Lord Monckton may have been taken in by the book "1421" but the Wall Street Journal only quotes him as having read the UN reports on climate change. Monckton noted that the latest report had milder predictions than the older reports. Criticizing Monckton is only sensible if he had mis-read the UN reports. He hadn't.
Andrew Leonard utterly failed to criticize the Editorial or Moncktons reading of the reports. Instead, Leonard brought up other events of no bearing whatsoever on the Editorial.

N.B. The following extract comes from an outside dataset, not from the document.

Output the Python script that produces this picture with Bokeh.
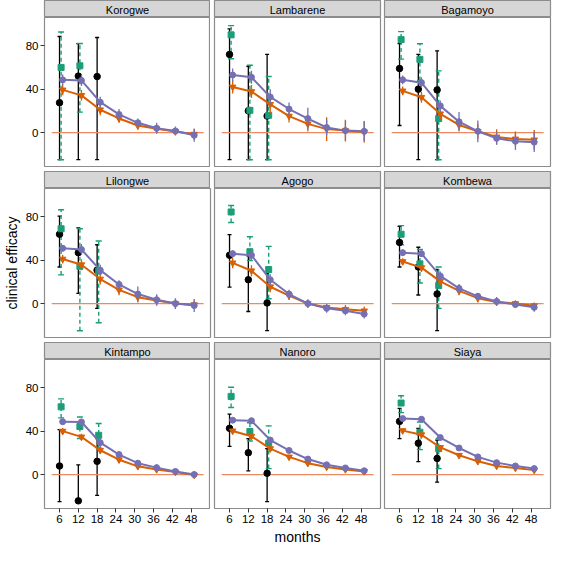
from bokeh.plotting import figure
from bokeh.layouts import gridplot
from bokeh.models import ColumnDataSource, Whisker, TeeHead, FixedTicker, Range1d
from bokeh.core.properties import value
from bokeh.embed import file_html
from bokeh.resources import INLINE

sites = ["Korogwe", "Lambarene", "Bagamoyo",
         "Lilongwe", "Agogo", "Kombewa",
         "Kintampo", "Nanoro", "Siaya"]

obs_months = [6, 12, 18]
trial_months = [6.5, 12.5, 18.5]
model_months = [7, 13, 19, 25, 31, 37, 43, 49]
x_ticks = [6, 12, 18, 24, 30, 36, 42, 48]
y_ticks = [0, 40, 80]

# observed efficacy (black)
obs_mid = {
    "Korogwe": [27.5, 52, 51.6], "Lambarene": [72, 20, 15.2], "Bagamoyo": [59, 40, 39.3],
    "Lilongwe": [63.9, 46.9, 30.8], "Agogo": [44.5, 22, 0.6], "Kombewa": [56.3, 33.7, 8.8],
    "Kintampo": [7.9, -24.2, 12.2], "Nanoro": [42.6, 20.1, 1.2], "Siaya": [49, 28.9, 14.9],
}
obs_lo = {
    "Korogwe": [-25, -25, -25], "Lambarene": [-25, -25, -25], "Bagamoyo": [6.5, -25, -25],
    "Lilongwe": [33.7, 9.4, -4.4], "Agogo": [15.2, -7.3, -25], "Kombewa": [33.7, 7.9, -25],
    "Kintampo": [-25, -25, -19.2], "Nanoro": [25.9, 3.5, -25], "Siaya": [33.2, 12, -7],
}
obs_hi = {
    "Korogwe": [88.5, 82, 87.6], "Lambarene": [95.5, 61, 72], "Bagamoyo": [82, 72, 75.3],
    "Lilongwe": [80.6, 69.7, 54.2], "Agogo": [63.6, 44, 27.8], "Kombewa": [71.2, 51.9, 31.4],
    "Kintampo": [41.4, 9, 33.2], "Nanoro": [55.7, 33.2, 23.9], "Siaya": [61, 42.6, 31.8],
}

# trial estimates (green, dashed); None where absent
trial_mid = {
    "Korogwe": [60, 61.5, None], "Lambarene": [90, 20.5, 16], "Bagamoyo": [85.6, 67.4, 12.9],
    "Lilongwe": [68.9, 34.3, 29.9], "Agogo": [84.4, 47.8, 31.4], "Kombewa": [63.9, 36.6, 16.7],
    "Kintampo": [62.4, 44.3, 36.2], "Nanoro": [72, 39.7, 28.9], "Siaya": [65.9, 39, 23.9],
}
trial_lo = {
    "Korogwe": [-25, 18.8, None], "Lambarene": [68, -25, -25], "Bagamoyo": [67.7, 48, -25],
    "Lilongwe": [26.4, -25, -17.6], "Agogo": [74.7, 39.6, 4.4], "Kombewa": [54.2, 19, -4.4],
    "Kintampo": [52.2, 33.2, 24.5], "Nanoro": [61.8, 30.9, 5.5], "Siaya": [57.1, 23, 5.5],
}
trial_hi = {
    "Korogwe": [92.6, 82, None], "Lambarene": [98.5, 62, 51.6], "Bagamoyo": [93, 81.8, 56.8],
    "Lilongwe": [86.4, 68.9, 57.7], "Agogo": [90.3, 61.5, 52.7], "Kombewa": [71.8, 49.8, 33.7],
    "Kintampo": [69.7, 53, 47], "Nanoro": [80.5, 47.8, 44.9], "Siaya": [72.6, 48.4, 33.2],
}

# model A (purple)
modA_mid = {
    "Korogwe": [48.6, 48, 28, 16.7, 9, 4, 1.5, -2.5],
    "Lambarene": [53, 51, 32.8, 21.7, 12.9, 4.7, 1.8, 1.2],
    "Bagamoyo": [48.6, 46, 24.6, 10, 1.2, -5.3, -8, -8.8],
    "Lilongwe": [51, 49.8, 30.8, 17.6, 8.8, 3.5, 0, -1.8],
    "Agogo": [46, 44.5, 22, 8.8, 0, -4.4, -6.7, -9.7],
    "Kombewa": [46.9, 46, 25.5, 14, 6.7, 2, -0.9, -3.5],
    "Kintampo": [48.7, 48.4, 29.4, 18.4, 10.5, 6.4, 2.9, 0],
    "Nanoro": [50.1, 49.6, 31.8, 22.2, 14.3, 9, 6.1, 3.5],
    "Siaya": [51.6, 51, 34.1, 24.5, 16.3, 11, 7.9, 5.5],
}
modA_err = {
    "Korogwe": [5, 5, 5, 5, 4, 5, 4, 6],
    "Lambarene": [6, 6, 7, 6, 10, 7, 9, 9],
    "Bagamoyo": [4, 5, 5, 9, 10, 6, 8, 9],
    "Lilongwe": [3, 5, 5, 4, 7, 5, 5, 6],
    "Agogo": [3, 5, 5, 4, 4, 4, 4, 4],
    "Kombewa": [3, 3, 4, 4, 3, 4, 3, 4],
    "Kintampo": [2, 3, 4, 3, 3, 3, 2, 3],
    "Nanoro": [2, 2, 2, 2, 2, 2, 2, 2],
    "Siaya": [2, 2, 2, 2, 2, 2, 2, 2],
}

# model B (orange)
modB_mid = {
    "Korogwe": [39.3, 34.3, 21, 13, 6.5, 3.5, 1, -1.5],
    "Lambarene": [42, 37.8, 26, 15.2, 8, 3.2, 1.8, 0.6],
    "Bagamoyo": [38.4, 32.5, 17.3, 7, 1.2, -4, -5.9, -6.7],
    "Lilongwe": [41, 35.8, 22.6, 12.6, 5.9, 2.9, 0, -1],
    "Agogo": [37.5, 30.2, 15.5, 7.3, 0, -3.5, -5.3, -6.7],
    "Kombewa": [38.7, 33.1, 20.5, 11.7, 5, 1.5, 0, -2],
    "Kintampo": [40, 34.7, 22.4, 13.7, 7.6, 4.7, 2.3, -0.5],
    "Nanoro": [40.2, 35.3, 23.9, 16.3, 10.5, 7, 4.7, 2.9],
    "Siaya": [40.5, 36.7, 25, 17.8, 12.2, 7.9, 6.1, 4.1],
}
modB_err = {
    "Korogwe": [5, 5, 5, 4, 4, 4, 3, 5],
    "Lambarene": [6, 6, 8, 6, 7, 11, 10, 10],
    "Bagamoyo": [4, 5, 5, 5, 7, 7, 7, 9],
    "Lilongwe": [4, 5, 5, 5, 5, 5, 4, 4],
    "Agogo": [5, 5, 5, 4, 3, 3, 4, 4],
    "Kombewa": [3, 4, 4, 4, 4, 3, 3, 3],
    "Kintampo": [3, 3, 3, 3, 3, 2, 2, 2],
    "Nanoro": [2, 2, 2, 2, 2, 2, 2, 2],
    "Siaya": [2, 2, 2, 2, 2, 2, 2, 2],
}

zero_line_x = [3.5, 52]

BLACK = "#000000"
GREEN = "#1B9E77"
ORANGE = "#D95F02"
PURPLE = "#7570B3"
ZERO = "#EE8A60"
BORDER = "#8C8C8C"
STRIP = "#D6D6D6"
FONT = "Liberation Sans"

FW, FH, SH = 166, 149, 17


def make_strip(site, col):
    s = figure(output_backend="svg", toolbar_location=None,
               frame_width=FW, frame_height=SH,
               x_range=Range1d(0, 1), y_range=Range1d(0, 1),
               x_axis_location=None, y_axis_location=None)
    s.min_border_left = 42 if col == 0 else 2
    s.min_border_right = 2
    s.min_border_top = 0
    s.min_border_bottom = 0
    s.background_fill_color = STRIP
    s.border_fill_color = "white"
    s.outline_line_color = BORDER
    s.outline_line_width = 1.2
    s.xgrid.visible = False
    s.ygrid.visible = False
    s.text(x=[0.5], y=[0.45], text=[site], text_align="center",
           text_baseline="middle", text_font=value(FONT),
           text_font_size="11px", text_color="black")
    return s


def make_panel(site, row, col):
    p = figure(output_backend="svg", toolbar_location=None,
               frame_width=FW, frame_height=FH,
               x_range=Range1d(1.2, 54.2), y_range=Range1d(-31.25, 106))
    p.min_border_left = 42 if col == 0 else 2
    p.min_border_right = 2
    p.min_border_top = 0
    p.min_border_bottom = 38 if row == 2 else 5
    p.background_fill_color = "white"
    p.border_fill_color = "white"
    p.outline_line_color = BORDER
    p.outline_line_width = 1.2
    p.xgrid.visible = False
    p.ygrid.visible = False

    for ax in (p.xaxis[0], p.yaxis[0]):
        ax.axis_line_color = None
        ax.minor_tick_line_color = None
        ax.major_tick_in = 0
        ax.major_tick_out = 4
        ax.major_tick_line_color = "#333333"
        ax.major_label_text_font = FONT
        ax.major_label_text_font_size = "11.5px"
        ax.major_label_text_color = "black"
        ax.major_label_standoff = 2
        ax.axis_label_text_font = FONT
        ax.axis_label_text_font_size = "14px"
        ax.axis_label_text_font_style = "normal"
        ax.axis_label_text_color = "black"
        ax.axis_label_standoff = 3
    p.xaxis.ticker = FixedTicker(ticks=x_ticks)
    p.yaxis.ticker = FixedTicker(ticks=y_ticks)
    if row != 2:
        p.xaxis.visible = False
    if col != 0:
        p.yaxis.visible = False
    if row == 2 and col == 1:
        p.xaxis.axis_label = "months"
    if row == 1 and col == 0:
        p.yaxis.axis_label = "clinical efficacy"

    # zero line
    p.line(zero_line_x, [0, 0], line_color=ZERO, line_width=1.2)

    # observed (black)
    src_o = ColumnDataSource(dict(x=obs_months, y=obs_mid[site],
                                  lo=obs_lo[site], hi=obs_hi[site]))
    p.add_layout(Whisker(base="x", lower="lo", upper="hi", source=src_o,
                         line_color=BLACK, line_width=1.3,
                         upper_head=TeeHead(size=4, line_color=BLACK, line_width=1.3),
                         lower_head=TeeHead(size=4, line_color=BLACK, line_width=1.3)))
    p.scatter("x", "y", source=src_o, marker="circle", size=6.5,
              fill_color=BLACK, line_color=BLACK)

    # trial (green, dashed)
    tx, ty, tl, th = [], [], [], []
    for xx, m, lo, hi in zip(trial_months, trial_mid[site], trial_lo[site], trial_hi[site]):
        if m is None:
            continue
        tx.append(xx); ty.append(m); tl.append(lo); th.append(hi)
    src_t = ColumnDataSource(dict(x=tx, y=ty, lo=tl, hi=th))
    p.add_layout(Whisker(base="x", lower="lo", upper="hi", source=src_t,
                         line_color=GREEN, line_width=1.4, line_dash="4 3",
                         upper_head=TeeHead(size=6, line_color=GREEN, line_width=1.4),
                         lower_head=TeeHead(size=6, line_color=GREEN, line_width=1.4)))
    p.scatter("x", "y", source=src_t, marker="square", size=6,
              fill_color=GREEN, line_color=GREEN)

    # model B (orange)
    bm = modB_mid[site]; be = modB_err[site]
    src_b = ColumnDataSource(dict(x=model_months, y=bm,
                                  lo=[m - e for m, e in zip(bm, be)],
                                  hi=[m + e for m, e in zip(bm, be)]))
    p.segment("x", "lo", "x", "hi", source=src_b, line_color=ORANGE, line_width=1.3)
    p.line("x", "y", source=src_b, line_color=ORANGE, line_width=2)
    p.scatter("x", "y", source=src_b, marker="inverted_triangle", size=6.5,
              fill_color=ORANGE, line_color=ORANGE)

    # model A (purple)
    am = modA_mid[site]; ae = modA_err[site]
    src_a = ColumnDataSource(dict(x=model_months, y=am,
                                  lo=[m - e for m, e in zip(am, ae)],
                                  hi=[m + e for m, e in zip(am, ae)]))
    p.segment("x", "lo", "x", "hi", source=src_a, line_color=PURPLE, line_width=1.3)
    p.line("x", "y", source=src_a, line_color=PURPLE, line_width=2)
    p.scatter("x", "y", source=src_a, marker="circle", size=6,
              fill_color=PURPLE, line_color=PURPLE)
    return p


rows = []
for r in range(3):
    rows.append([make_strip(sites[3 * r + c], c) for c in range(3)])
    rows.append([make_panel(sites[3 * r + c], r, c) for c in range(3)])

grid = gridplot(rows, toolbar_location=None)

open("out.html", "w").write(file_html(grid, INLINE))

The Norse people who settled in Greenland around AD 1000 managed to hang on for about 400-450 years before they were wiped out ... by a climate that turned colder and by refusal to learn from the Inuit: the Norse apparently reached Greenland from the east before the Inuit got there from the west. If the Arctic were ice-free in the 1400s, the Norse in Greenland would not have been wiped out by the loss of all their crops and livestock. The idea that the Chinese found an ice-free Arctic is just bats.
Jared Diamond's Collapse has a detailed discussion of the fate of the Greenland Norse.
I don't think there's any dispute that the Chinese had a navy at the time. So it's hard to call it imaginary. Now, whether or not they discovered America is another story.
There is the mystery of the missing Chinese Fleet that sailed the Great Eastern Ocean, apparently landed at many spots on the wetern coasts of the Americas, and then disappeared.